** START **

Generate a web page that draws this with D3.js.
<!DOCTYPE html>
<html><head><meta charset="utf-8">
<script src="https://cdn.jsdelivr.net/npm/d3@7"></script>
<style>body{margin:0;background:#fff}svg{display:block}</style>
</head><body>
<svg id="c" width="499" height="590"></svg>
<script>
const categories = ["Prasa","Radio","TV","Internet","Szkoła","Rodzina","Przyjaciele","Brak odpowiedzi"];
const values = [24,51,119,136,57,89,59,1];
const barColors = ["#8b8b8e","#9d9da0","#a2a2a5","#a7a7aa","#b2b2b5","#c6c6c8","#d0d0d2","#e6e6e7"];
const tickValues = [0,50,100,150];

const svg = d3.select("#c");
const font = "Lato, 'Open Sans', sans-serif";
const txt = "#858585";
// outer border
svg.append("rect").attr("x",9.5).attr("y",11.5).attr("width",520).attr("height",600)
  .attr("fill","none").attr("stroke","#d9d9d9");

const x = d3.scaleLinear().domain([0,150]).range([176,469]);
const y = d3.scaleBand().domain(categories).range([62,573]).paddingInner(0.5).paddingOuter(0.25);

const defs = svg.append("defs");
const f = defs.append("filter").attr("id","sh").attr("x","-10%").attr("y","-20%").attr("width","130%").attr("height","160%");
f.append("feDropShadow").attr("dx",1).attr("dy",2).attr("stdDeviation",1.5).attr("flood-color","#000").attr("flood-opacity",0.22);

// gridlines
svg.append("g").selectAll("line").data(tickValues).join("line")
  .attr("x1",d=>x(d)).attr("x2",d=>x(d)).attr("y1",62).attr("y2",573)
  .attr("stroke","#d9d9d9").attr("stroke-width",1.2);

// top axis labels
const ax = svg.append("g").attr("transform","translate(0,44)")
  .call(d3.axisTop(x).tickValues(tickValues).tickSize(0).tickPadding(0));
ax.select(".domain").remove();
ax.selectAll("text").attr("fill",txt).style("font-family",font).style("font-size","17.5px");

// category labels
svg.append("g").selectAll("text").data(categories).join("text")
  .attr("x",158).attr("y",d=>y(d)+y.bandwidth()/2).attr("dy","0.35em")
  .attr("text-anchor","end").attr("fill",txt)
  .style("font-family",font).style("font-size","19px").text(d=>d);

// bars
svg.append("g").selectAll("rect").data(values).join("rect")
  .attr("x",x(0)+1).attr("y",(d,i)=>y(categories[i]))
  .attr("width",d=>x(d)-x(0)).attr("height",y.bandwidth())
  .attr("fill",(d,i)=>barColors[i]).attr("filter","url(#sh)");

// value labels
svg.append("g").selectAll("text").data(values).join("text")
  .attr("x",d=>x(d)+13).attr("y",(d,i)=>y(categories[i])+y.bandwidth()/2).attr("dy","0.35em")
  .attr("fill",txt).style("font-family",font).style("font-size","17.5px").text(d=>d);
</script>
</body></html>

** END **

**Exercise goal**
Repeat back the data above, exact to the last character.

**Solution for this problem**
Generate a web page that draws this with D3.js.
<!DOCTYPE html>
<html><head><meta charset="utf-8">
<script src="https://cdn.jsdelivr.net/npm/d3@7"></script>
<style>body{margin:0;background:#fff}svg{display:block}</style>
</head><body>
<svg id="c" width="499" height="590"></svg>
<script>
const categories = ["Prasa","Radio","TV","Internet","Szkoła","Rodzina","Przyjaciele","Brak odpowiedzi"];
const values = [24,51,119,136,57,89,59,1];
const barColors = ["#8b8b8e","#9d9da0","#a2a2a5","#a7a7aa","#b2b2b5","#c6c6c8","#d0d0d2","#e6e6e7"];
const tickValues = [0,50,100,150];

const svg = d3.select("#c");
const font = "Lato, 'Open Sans', sans-serif";
const txt = "#858585";
// outer border
svg.append("rect").attr("x",9.5).attr("y",11.5).attr("width",520).attr("height",600)
  .attr("fill","none").attr("stroke","#d9d9d9");

const x = d3.scaleLinear().domain([0,150]).range([176,469]);
const y = d3.scaleBand().domain(categories).range([62,573]).paddingInner(0.5).paddingOuter(0.25);

const defs = svg.append("defs");
const f = defs.append("filter").attr("id","sh").attr("x","-10%").attr("y","-20%").attr("width","130%").attr("height","160%");
f.append("feDropShadow").attr("dx",1).attr("dy",2).attr("stdDeviation",1.5).attr("flood-color","#000").attr("flood-opacity",0.22);

// gridlines
svg.append("g").selectAll("line").data(tickValues).join("line")
  .attr("x1",d=>x(d)).attr("x2",d=>x(d)).attr("y1",62).attr("y2",573)
  .attr("stroke","#d9d9d9").attr("stroke-width",1.2);

// top axis labels
const ax = svg.append("g").attr("transform","translate(0,44)")
  .call(d3.axisTop(x).tickValues(tickValues).tickSize(0).tickPadding(0));
ax.select(".domain").remove();
ax.selectAll("text").attr("fill",txt).style("font-family",font).style("font-size","17.5px");

// category labels
svg.append("g").selectAll("text").data(categories).join("text")
  .attr("x",158).attr("y",d=>y(d)+y.bandwidth()/2).attr("dy","0.35em")
  .attr("text-anchor","end").attr("fill",txt)
  .style("font-family",font).style("font-size","19px").text(d=>d);

// bars
svg.append("g").selectAll("rect").data(values).join("rect")
  .attr("x",x(0)+1).attr("y",(d,i)=>y(categories[i]))
  .attr("width",d=>x(d)-x(0)).attr("height",y.bandwidth())
  .attr("fill",(d,i)=>barColors[i]).attr("filter","url(#sh)");

// value labels
svg.append("g").selectAll("text").data(values).join("text")
  .attr("x",d=>x(d)+13).attr("y",(d,i)=>y(categories[i])+y.bandwidth()/2).attr("dy","0.35em")
  .attr("fill",txt).style("font-family",font).style("font-size","17.5px").text(d=>d);
</script>
</body></html>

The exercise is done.